YOUR GOAL >>
Identify the lines holding "matplotlib" and copy them.

————

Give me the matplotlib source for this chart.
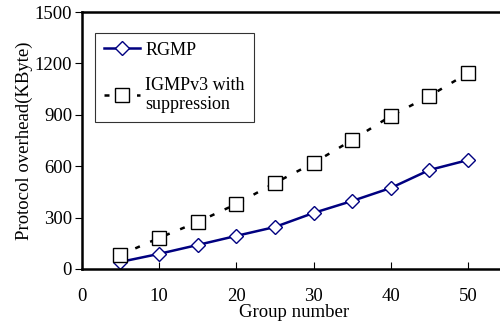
import numpy as np
import matplotlib as mpl
mpl.use('Agg')
import matplotlib.pyplot as plt

plt.rc('font', family='Liberation Serif', size=13.5)

groups = [5, 10, 15, 20, 25, 30, 35, 40, 45, 50]
rgmp = [41, 88, 140, 193, 245, 327, 397, 473, 578, 636]
igmp = [82, 181, 274, 379, 502, 619, 753, 893, 1010, 1144]

fig = plt.figure(figsize=(5, 3.26), dpi=100)
ax = fig.add_axes([0.1635, 0.175, 0.85, 0.788])

ax.plot(groups, rgmp, color='#000080', lw=1.8, marker='D', markersize=7,
        markerfacecolor='white', markeredgecolor='#000080', markeredgewidth=1,
        label='RGMP')
ax.plot(groups, igmp, color='black', lw=1.8, ls=(0, (2, 4.5)), marker='s',
        markersize=10, markerfacecolor='white', markeredgecolor='black',
        markeredgewidth=1, label='IGMPv3 with\nsuppression')

ax.set_xlim(0, 55)
ax.set_ylim(0, 1500)
ax.set_xticks([0, 10, 20, 30, 40, 50])
ax.set_yticks([0, 300, 600, 900, 1200, 1500])
ax.tick_params(axis='x', direction='in', length=5, pad=14)
ax.tick_params(axis='y', direction='out', length=5, pad=2)
ax.spines['right'].set_visible(False)
for s in ['left', 'bottom', 'top']:
    ax.spines[s].set_linewidth(1.8)

ax.set_xlabel('Group number', labelpad=-1)
ax.set_ylabel('Protocol overhead(KByte)', labelpad=1)

leg = ax.legend(loc='upper left', bbox_to_anchor=(0.03, 0.92), frameon=True,
                fancybox=False, edgecolor='black', labelspacing=1.0,
                handlelength=2.0, handletextpad=0.3, borderpad=0.5,
                borderaxespad=0.0, fontsize=13)
leg.get_frame().set_linewidth(0.8)

fig.savefig('out.png', dpi=100)
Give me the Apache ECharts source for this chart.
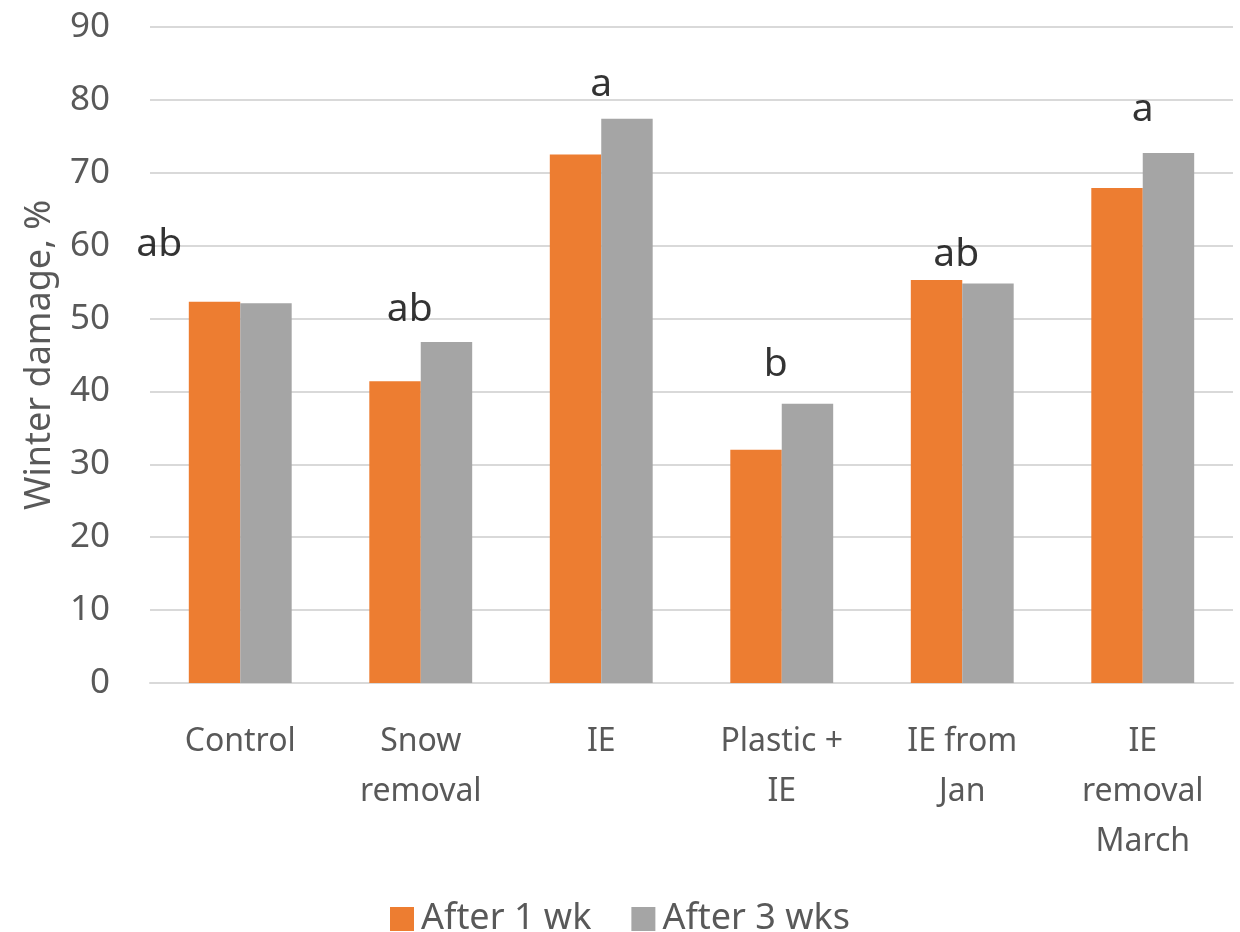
<!DOCTYPE html>
<html><head><meta charset="utf-8">
<script src="https://cdn.jsdelivr.net/npm/echarts@6/dist/echarts.min.js"></script>
<style>html,body{margin:0;padding:0;background:#fff}#c{width:1240px;height:932px}</style>
</head><body><div id="c"></div>
<script>
var categories = ['Control', 'Snow\nremoval', 'IE', 'Plastic +\nIE', 'IE from\nJan', 'IE\nremoval\nMarch'];
var after1wk = [52.3, 41.4, 72.5, 32.0, 55.3, 67.9];
var after3wks = [52.1, 46.8, 77.4, 38.3, 54.8, 72.7];
var letters = ['ab', 'ab', 'a', 'b', 'ab', 'a'];
var letterY = [60.1, 51.2, 82.0, 43.6, 58.7, 78.6];
var yTicks = [0, 10, 20, 30, 40, 50, 60, 70, 80, 90];

var letterOffsetX = [-81, -11, 0, -6, -6, 0];
var FONT = 'Noto Sans';
var chart = echarts.init(document.getElementById('c'), null, {renderer: 'canvas'});
chart.setOption({
  animation: false,
  textStyle: {fontFamily: FONT},
  grid: {left: 150, right: 7, top: 27, bottom: 249, containLabel: false},
  legend: {
    bottom: -10, left: 'center', itemWidth: 24, itemHeight: 24, itemGap: 40,
    icon: 'rect',
    textStyle: {fontFamily: FONT, fontSize: 36, color: '#595959', padding: [0, 0, 0, 2]},
    data: ['After 1 wk', 'After 3 wks']
  },
  xAxis: {
    type: 'category', data: categories,
    axisLine: {lineStyle: {color: '#d9d9d9', width: 2}},
    axisTick: {show: false},
    axisLabel: {fontFamily: FONT, fontSize: 32, color: '#595959', lineHeight: 50, margin: 34, interval: 0}
  },
  yAxis: {
    type: 'value', min: yTicks[0], max: yTicks[yTicks.length - 1], interval: 10,
    name: 'Winter damage, %', nameLocation: 'middle', nameGap: 92,
    nameTextStyle: {fontFamily: FONT, fontSize: 36, color: '#595959'},
    axisLine: {show: false}, axisTick: {show: false},
    splitLine: {lineStyle: {color: '#d9d9d9', width: 2}},
    axisLabel: {fontFamily: FONT, fontSize: 35, color: '#595959', margin: 40}
  },
  series: [
    {name: 'After 1 wk', type: 'bar', data: after1wk, barGap: '0%', barCategoryGap: '43%',
     itemStyle: {color: '#ED7D31'}},
    {name: 'After 3 wks', type: 'bar', data: after3wks, barGap: '0%', barCategoryGap: '43%',
     itemStyle: {color: '#A5A5A5'}},
    {type: 'scatter', symbolSize: 0, silent: true, z: 5,
     data: letters.map(function (l, i) {
       return {value: [i, letterY[i]], label: {show: true, formatter: l, position: 'inside', offset: [letterOffsetX[i], 0],
         fontFamily: FONT, fontSize: 39, color: '#000'}};
     })}
  ]
});
</script></body></html>
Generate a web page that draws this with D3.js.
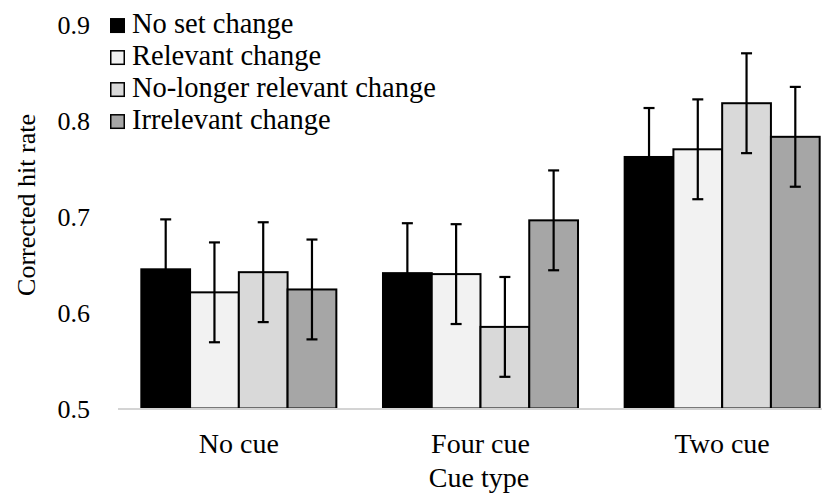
<!DOCTYPE html>
<html>
<head>
<meta charset="utf-8">
<script src="https://cdn.jsdelivr.net/npm/d3@7"></script>
<style>
  html, body { margin: 0; padding: 0; background: #fff; }
  svg { display: block; }
</style>
</head>
<body>
<svg id="chart" width="833" height="499"></svg>
<script>
// ---- data ----
const categories = ["No cue", "Four cue", "Two cue"];
const seriesNames = ["No set change", "Relevant change", "No-longer relevant change", "Irrelevant change"];
const noSetChange      = [0.645, 0.641, 0.762];
const relevantChange   = [0.621, 0.640, 0.770];
const noLongerRelevant = [0.642, 0.585, 0.818];
const irrelevantChange = [0.624, 0.696, 0.783];
const errNoSet      = [0.052, 0.052, 0.051];
const errRelevant   = [0.052, 0.052, 0.052];
const errNoLonger   = [0.052, 0.052, 0.052];
const errIrrelevant = [0.052, 0.052, 0.052];
const yTicks = [0.5, 0.6, 0.7, 0.8, 0.9];
const seriesColors = ["#000000", "#f2f2f2", "#d9d9d9", "#a6a6a6"];

const seriesValues = [noSetChange, relevantChange, noLongerRelevant, irrelevantChange];
const seriesErrors = [errNoSet, errRelevant, errNoLonger, errIrrelevant];

const FONT = "Liberation Serif";
const svg = d3.select("#chart").attr("font-family", FONT);

const y = d3.scaleLinear().domain([0.5, 0.9]).range([408.5, 24.5]);
const x0 = d3.scaleBand().domain(categories).range([118, 843])
  .paddingInner(0.193).paddingOuter(0.0965);
const x1 = d3.scaleBand().domain(seriesNames).range([0, x0.bandwidth()]);
const color = d3.scaleOrdinal().domain(seriesNames).range(seriesColors);

// y axis (labels only)
const yAxis = d3.axisLeft(y).tickValues(yTicks).tickFormat(d3.format(".1f"))
  .tickSize(0).tickPadding(28);
const gy = svg.append("g").attr("transform", "translate(118,0)").call(yAxis)
  .attr("font-family", FONT).attr("font-size", 26);
gy.select(".domain").remove();
gy.selectAll("text").attr("font-family", FONT).attr("font-size", 26)
  .attr("fill", "#000").attr("dy", "0.34em");

// bars
const rows = [];
categories.forEach((c, ci) => {
  seriesNames.forEach((s, si) => {
    rows.push({cat: c, series: s, value: seriesValues[si][ci], err: seriesErrors[si][ci]});
  });
});

const g = svg.append("g");
g.selectAll("rect.bar").data(rows).enter().append("rect")
  .attr("class", "bar")
  .attr("x", d => x0(d.cat) + x1(d.series))
  .attr("y", d => y(d.value))
  .attr("width", x1.bandwidth())
  .attr("height", d => y(0.5) - y(d.value))
  .attr("fill", d => color(d.series))
  .attr("stroke", "#000")
  .attr("stroke-width", 2);

// x axis line
svg.append("line")
  .attr("x1", 118).attr("x2", 822)
  .attr("y1", y(0.5) + 0.5).attr("y2", y(0.5) + 0.5)
  .attr("stroke", "#d4d4d4").attr("stroke-width", 2);

// error bars
const eb = g.selectAll("g.err").data(rows).enter().append("g").attr("class", "err");
const cx = d => x0(d.cat) + x1(d.series) + x1.bandwidth() / 2;
eb.append("line")
  .attr("x1", cx).attr("x2", cx)
  .attr("y1", d => y(d.value + d.err)).attr("y2", d => y(d.value - d.err))
  .attr("stroke", "#000").attr("stroke-width", 2.2);
eb.append("line")
  .attr("x1", d => cx(d) - 5.5).attr("x2", d => cx(d) + 5.5)
  .attr("y1", d => y(d.value + d.err)).attr("y2", d => y(d.value + d.err))
  .attr("stroke", "#000").attr("stroke-width", 2.2);
eb.append("line")
  .attr("x1", d => cx(d) - 5.5).attr("x2", d => cx(d) + 5.5)
  .attr("y1", d => y(d.value - d.err)).attr("y2", d => y(d.value - d.err))
  .attr("stroke", "#000").attr("stroke-width", 2.2);

// category labels
svg.append("g").selectAll("text").data(categories).enter().append("text")
  .attr("x", d => x0(d) + x0.bandwidth() / 2)
  .attr("y", 453)
  .attr("text-anchor", "middle")
  .attr("font-family", FONT).attr("font-size", 28)
  .text(d => d);

// axis titles
svg.append("text").attr("x", 479).attr("y", 487).attr("text-anchor", "middle")
  .attr("font-family", FONT).attr("font-size", 28).text("Cue type");
svg.append("text").attr("transform", "translate(35,205) rotate(-90)")
  .attr("text-anchor", "middle").attr("font-family", FONT).attr("font-size", 26)
  .text("Corrected hit rate");

// legend
const lg = svg.append("g");
const li = lg.selectAll("g").data(seriesNames).enter().append("g")
  .attr("transform", (d, i) => `translate(110,${y(0.9) + 8.8 + i * 32})`);
li.append("rect").attr("x", 0.75).attr("y", -14.5).attr("width", 13.5).attr("height", 13.5)
  .attr("fill", d => color(d)).attr("stroke", "#000").attr("stroke-width", 1.5);
li.append("text").attr("x", 22).attr("y", 0)
  .attr("font-family", FONT).attr("font-size", 28.5).text(d => d);
</script>
</body>
</html>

————

SOLUTION TO THIS TASK >>
Give me the matplotlib source for this chart.
import matplotlib as mpl
import matplotlib.pyplot as plt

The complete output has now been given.